Emerging collectors are also more confident than they used to be. Many no longer feel they need formal art-world knowledge to buy well. They trust their response. If a piece creates emotion, calm, memory, or wonder, that is a valid reason to bring it home.

That instinct is worth listening to. Good art does not need to be explained before it can be felt.

How to choose art within the trend without following it blindly

Trends can be useful, but only if they help you see more clearly. They should not pressure you into buying what does not fit your life.

Start with the room's purpose. A busy hallway may benefit from art with immediate visual clarity. A dining room can handle more drama. A reading nook may call for softness and introspection. Then look at the architecture, the natural light, and how close viewers will be to the piece.
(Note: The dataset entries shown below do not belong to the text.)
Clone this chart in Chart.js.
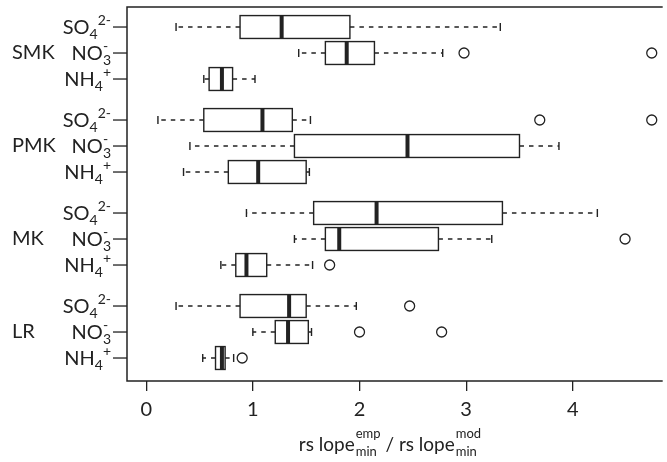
<!DOCTYPE html>
<html>
<head>
<meta charset="utf-8">
<script src="https://cdn.jsdelivr.net/npm/chart.js@4/dist/chart.umd.min.js"></script>
<style>
  body { margin: 0; background: #fff; }
</style>
</head>
<body>
<canvas id="chart" width="667" height="462"></canvas>
<script>
// groups and ions, rows go SMK SO4, SMK NO3, SMK NH4, PMK SO4 ...
const groups = ['SMK', 'PMK', 'MK', 'LR'];
const ions = [
  { base: 'SO', sub: '4', sup: '2-', stack: false },
  { base: 'NO', sub: '3', sup: '-', stack: true },
  { base: 'NH', sub: '4', sup: '+', stack: false }
];

// box stats per row
const whiskerLow  = [0.28, 1.43, 0.54, 0.11, 0.41, 0.35, 0.94, 1.39, 0.70, 0.28, 1.00, 0.53];
const q1          = [0.88, 1.68, 0.59, 0.54, 1.39, 0.77, 1.57, 1.68, 0.84, 0.88, 1.21, 0.65];
const median      = [1.27, 1.88, 0.71, 1.09, 2.45, 1.05, 2.16, 1.81, 0.94, 1.34, 1.33, 0.71];
const q3          = [1.91, 2.14, 0.81, 1.37, 3.50, 1.50, 3.34, 2.74, 1.13, 1.50, 1.52, 0.74];
const whiskerHigh = [3.32, 2.78, 1.02, 1.54, 3.87, 1.53, 4.23, 3.24, 1.56, 1.97, 1.55, 0.82];
const outliers    = [[], [2.98, 4.74], [], [3.69, 4.74], [], [], [], [4.49], [1.72], [2.47], [2.00, 2.77], [0.90]];

const xTicks = [0, 1, 2, 3, 4];

const FONT = 'Lato, "Open Sans", sans-serif';
const INK = '#222';
const groupStep = 3.577;   // rows between the starts of two groups
const boxHalf = 0.44;      // half box height, in row units

function rowPos(k) {
  return Math.floor(k / 3) * groupStep + (k % 3);
}

const outlierPoints = [];
outliers.forEach((list, k) => {
  list.forEach(v => outlierPoints.push({ x: v, y: rowPos(k) }));
});

function drawFormula(ctx, ion, xRight, y) {
  ctx.font = '20px ' + FONT;
  const wb = ctx.measureText(ion.base).width;
  ctx.font = '14px ' + FONT;
  const ws = ctx.measureText(ion.sub).width;
  const wp = ctx.measureText(ion.sup).width;
  const total = wb + (ion.stack ? Math.max(ws, wp) : ws + wp);
  const x = xRight - total;
  const base = y + 7;
  ctx.textAlign = 'left';
  ctx.textBaseline = 'alphabetic';
  ctx.font = '20px ' + FONT;
  ctx.fillText(ion.base, x, base);
  ctx.font = '14px ' + FONT;
  ctx.fillText(ion.sub, x + wb, base + 5);
  ctx.fillText(ion.sup, ion.stack ? x + wb : x + wb + ws, base - 9);
}

function drawTitle(ctx, cx, base) {
  const pieces = [
    { t: 'rs lope', size: 19 },
    { sup: 'emp', sub: 'min' },
    { t: ' / ', size: 19 },
    { t: 'rs lope', size: 19 },
    { sup: 'mod', sub: 'min' }
  ];
  const widths = pieces.map(p => {
    if (p.t) { ctx.font = p.size + 'px ' + FONT; return ctx.measureText(p.t).width; }
    ctx.font = '13px ' + FONT;
    return Math.max(ctx.measureText(p.sup).width, ctx.measureText(p.sub).width) + 1;
  });
  let x = cx - widths.reduce((a, b) => a + b, 0) / 2;
  ctx.textAlign = 'left';
  ctx.textBaseline = 'alphabetic';
  pieces.forEach((p, i) => {
    if (p.t) {
      ctx.font = p.size + 'px ' + FONT;
      ctx.fillText(p.t, x, base);
    } else {
      ctx.font = '13px ' + FONT;
      ctx.fillText(p.sup, x + 1, base - 13);
      ctx.fillText(p.sub, x + 1, base + 5);
    }
    x += widths[i];
  });
}

const boxPlugin = {
  id: 'boxes',
  beforeDatasetsDraw(chart) {
    const { ctx, scales: { x, y } } = chart;
    ctx.save();
    ctx.strokeStyle = INK;
    for (let k = 0; k < median.length; k++) {
      const py = y.getPixelForValue(rowPos(k));
      const top = y.getPixelForValue(rowPos(k) - boxHalf);
      const bot = y.getPixelForValue(rowPos(k) + boxHalf);
      const xl = x.getPixelForValue(q1[k]);
      const xr = x.getPixelForValue(q3[k]);
      const wl = x.getPixelForValue(whiskerLow[k]);
      const wh = x.getPixelForValue(whiskerHigh[k]);
      // whiskers
      ctx.lineWidth = 1.4;
      ctx.setLineDash([4.5, 5]);
      ctx.beginPath();
      ctx.moveTo(xl, py); ctx.lineTo(wl, py);
      ctx.moveTo(xr, py); ctx.lineTo(wh, py);
      ctx.stroke();
      ctx.setLineDash([]);
      ctx.beginPath();
      ctx.moveTo(wl, py - 4); ctx.lineTo(wl, py + 4);
      ctx.moveTo(wh, py - 4); ctx.lineTo(wh, py + 4);
      ctx.stroke();
      // box
      ctx.lineWidth = 1.4;
      ctx.strokeRect(xl, top, xr - xl, bot - top);
      // median
      const xm = x.getPixelForValue(median[k]);
      ctx.lineWidth = 4;
      ctx.beginPath();
      ctx.moveTo(xm, top); ctx.lineTo(xm, bot);
      ctx.stroke();
    }
    ctx.restore();
  },
  afterDraw(chart) {
    const { ctx, chartArea: a, scales: { y } } = chart;
    ctx.save();
    ctx.strokeStyle = INK;
    ctx.fillStyle = INK;
    // frame: left, top, bottom (right side runs off the picture)
    ctx.lineWidth = 1.5;
    ctx.beginPath();
    ctx.moveTo(a.right + 2, a.top);
    ctx.lineTo(a.left, a.top);
    ctx.lineTo(a.left, a.bottom);
    ctx.lineTo(a.right + 2, a.bottom);
    ctx.stroke();
    // row labels and their tick marks
    for (let k = 0; k < median.length; k++) {
      const py = y.getPixelForValue(rowPos(k));
      ctx.lineWidth = 1.3;
      ctx.beginPath();
      ctx.moveTo(a.left - 14, py); ctx.lineTo(a.left, py);
      ctx.stroke();
      drawFormula(ctx, ions[k % 3], a.left - 16, py);
    }
    groups.forEach((g, i) => {
      const py = y.getPixelForValue(rowPos(i * 3 + 1));
      ctx.font = '20px ' + FONT;
      ctx.textAlign = 'left';
      ctx.textBaseline = 'middle';
      ctx.fillText(g, 12, py);
    });
    drawTitle(ctx, 390, 451);
    ctx.restore();
  }
};

new Chart(document.getElementById('chart'), {
  type: 'scatter',
  data: {
    datasets: [{
      data: outlierPoints,
      pointRadius: 5,
      pointBorderWidth: 1.3,
      pointBackgroundColor: '#fff',
      pointBorderColor: INK
    }]
  },
  options: {
    responsive: false,
    animation: false,
    layout: { padding: { left: 127, right: 0, top: 7, bottom: 33 } },
    plugins: { legend: { display: false }, tooltip: { enabled: false } },
    scales: {
      x: {
        type: 'linear',
        min: -0.18,
        max: 4.824,
        afterBuildTicks: s => { s.ticks = xTicks.map(v => ({ value: v })); },
        grid: { drawOnChartArea: false, drawTicks: true, tickLength: 10, color: INK, lineWidth: 1.3 },
        border: { display: false },
        ticks: { color: INK, padding: 7, font: { family: FONT, size: 20 } }
      },
      y: {
        type: 'linear',
        display: false,
        reverse: true,
        min: -0.77,
        max: 13.615
      }
    }
  },
  plugins: [boxPlugin]
});
</script>
</body>
</html>
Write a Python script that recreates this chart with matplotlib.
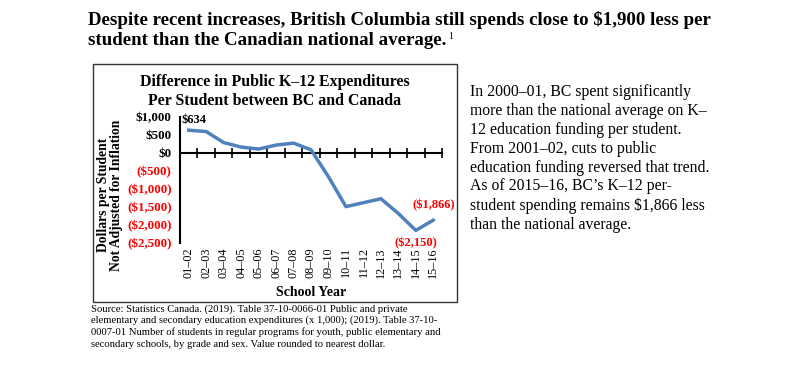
import matplotlib.pyplot as plt
from matplotlib.patches import Rectangle

plt.rcParams['font.family'] = ['Liberation Serif', 'DejaVu Serif']

# Data
years = ['01–02', '02–03', '03–04', '04–05', '05–06', '06–07', '07–08', '08–09',
         '09–10', '10–11', '11–12', '12–13', '13–14', '14–15', '15–16']
diff = [634, 595, 290, 165, 110, 220, 275, 90,
        -660, -1490, -1380, -1270, -1680, -2150, -1866]
y_ticks = [1000, 500, 0, -500, -1000, -1500, -2000, -2500]
y_labels = ['$1,000', '$500', '$0', '($500)', '($1,000)', '($1,500)', '($2,000)', '($2,500)']

W, H = 802, 367
fig = plt.figure(figsize=(W / 100, H / 100), dpi=100)


def fx(px):
    return px / W


def fy(py):
    return 1 - py / H


# Headline
fig.text(fx(88), fy(25), 'Despite recent increases, British Columbia still spends close to \\$1,900 less per',
         fontsize=13.6, fontweight='bold', va='baseline', ha='left')
t2 = fig.text(fx(88), fy(45), 'student than the Canadian national average.',
              fontsize=13.6, fontweight='bold', va='baseline', ha='left')

# Chart frame
fig.patches.append(Rectangle((fx(93), fy(302)), fx(457) - fx(93), fy(64) - fy(302),
                             transform=fig.transFigure, fill=False, edgecolor='#333333', lw=1.0))

# Chart title
fig.text(fx(275), fy(82), 'Difference in Public K–12 Expenditures',
         fontsize=11.4, fontweight='bold', ha='center', va='center')
fig.text(fx(275), fy(101), 'Per Student between BC and Canada',
         fontsize=11.4, fontweight='bold', ha='center', va='center')

ax = fig.add_axes([fx(180), fy(243), fx(442) - fx(180), fy(117) - fy(243)])
x = [i + 0.5 for i in range(len(years))]
ax.plot(x, diff, color='#4F81BD', lw=2.5, solid_joinstyle='round', zorder=3)
ax.set_xlim(0, len(years))
ax.set_ylim(-2500, 1000)

# footnote mark on the headline
ax.annotate('1', xy=(1, 1), xycoords=t2, xytext=(1, 0), textcoords='offset points',
            ha='left', va='top', fontsize=7, annotation_clip=False)

for s in ['top', 'right']:
    ax.spines[s].set_visible(False)
ax.spines['left'].set_linewidth(1.5)
ax.spines['bottom'].set_position(('data', 0))
ax.spines['bottom'].set_linewidth(1.5)
ax.set_xticks(range(len(years) + 1))
ax.tick_params(axis='x', direction='inout', length=7, width=1.2, labelbottom=False)

ax.set_yticks(y_ticks)
ax.set_yticklabels(y_labels)
ax.tick_params(axis='y', length=0, pad=6, labelsize=9.4)
for lab, v in zip(ax.get_yticklabels(), y_ticks):
    lab.set_fontweight('bold')
    lab.set_color('red' if v < 0 else 'black')

sec = ax.secondary_xaxis('bottom')
sec.set_xticks(x)
sec.set_xticklabels(years, rotation=90, fontsize=8.7)
sec.tick_params(length=0, pad=3)
sec.spines['bottom'].set_visible(False)

ax.annotate('$634', (x[0], diff[0]), xytext=(4, 7), textcoords='offset points',
            ha='center', va='center', fontsize=9, fontweight='bold')
ax.annotate('(\\$1,866)', (x[-1], diff[-1]), xytext=(0, 11), textcoords='offset points',
            ha='center', va='center', fontsize=9, fontweight='bold', color='red',
            arrowprops=dict(arrowstyle='-', color='#888888', lw=0.7, shrinkA=4, shrinkB=1))
ax.annotate('(\\$2,150)', (x[-2], diff[-2]), xytext=(0, -9), textcoords='offset points',
            ha='center', va='center', fontsize=9, fontweight='bold', color='red')

# Axis titles
fig.text(fx(103), fy(195), 'Dollars per Student', rotation=90,
         fontsize=9.8, fontweight='bold', ha='center', va='center')
fig.text(fx(117), fy(195), 'Not Adjusted for Inflation', rotation=90,
         fontsize=9.8, fontweight='bold', ha='center', va='center')
fig.text(fx(311), fy(293), 'School Year', fontsize=10, fontweight='bold', ha='center', va='center')

# Source
fig.text(fx(91), fy(304),
         'Source: Statistics Canada. (2019). Table 37-10-0066-01 Public and private\n'
         'elementary and secondary education expenditures (x 1,000); (2019). Table 37-10-\n'
         '0007-01 Number of students in regular programs for youth, public elementary and\n'
         'secondary schools, by grade and sex. Value rounded to nearest dollar.',
         fontsize=7.7, ha='left', va='top', linespacing=1.3)

# Side text
fig.text(fx(470), fy(84),
         'In 2000–01, BC spent significantly\n'
         'more than the national average on K–\n'
         '12 education funding per student.\n'
         'From 2001–02, cuts to public\n'
         'education funding reversed that trend.\n'
         'As of 2015–16, BC’s K–12 per-\n'
         'student spending remains \\$1,866 less\n'
         'than the national average.',
         fontsize=11.3, ha='left', va='top', linespacing=1.24)

fig.savefig('out.png', dpi=100)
After that, trust the emotional test. If you can imagine wanting to look at the artwork every day, that matters more than whether it checks a trend box. If a piece still feels alive after the first impression, it is usually worth serious consideration.

For those drawn to nature, wildlife, landscapes, or expressive realism, this is a strong moment to buy with confidence. These works align beautifully with current interiors, but more importantly, they offer lasting atmosphere. That is part of what makes artist-led work from places like Jim Russell Art so compelling - it brings both visual beauty and an authentic point of view into the home.

The best rooms are not built around trends alone. They are shaped by choices that hold attention, invite feeling, and leave space for the people who live there. Choose art that does that, and your home will not just look finished. It will feel like yours.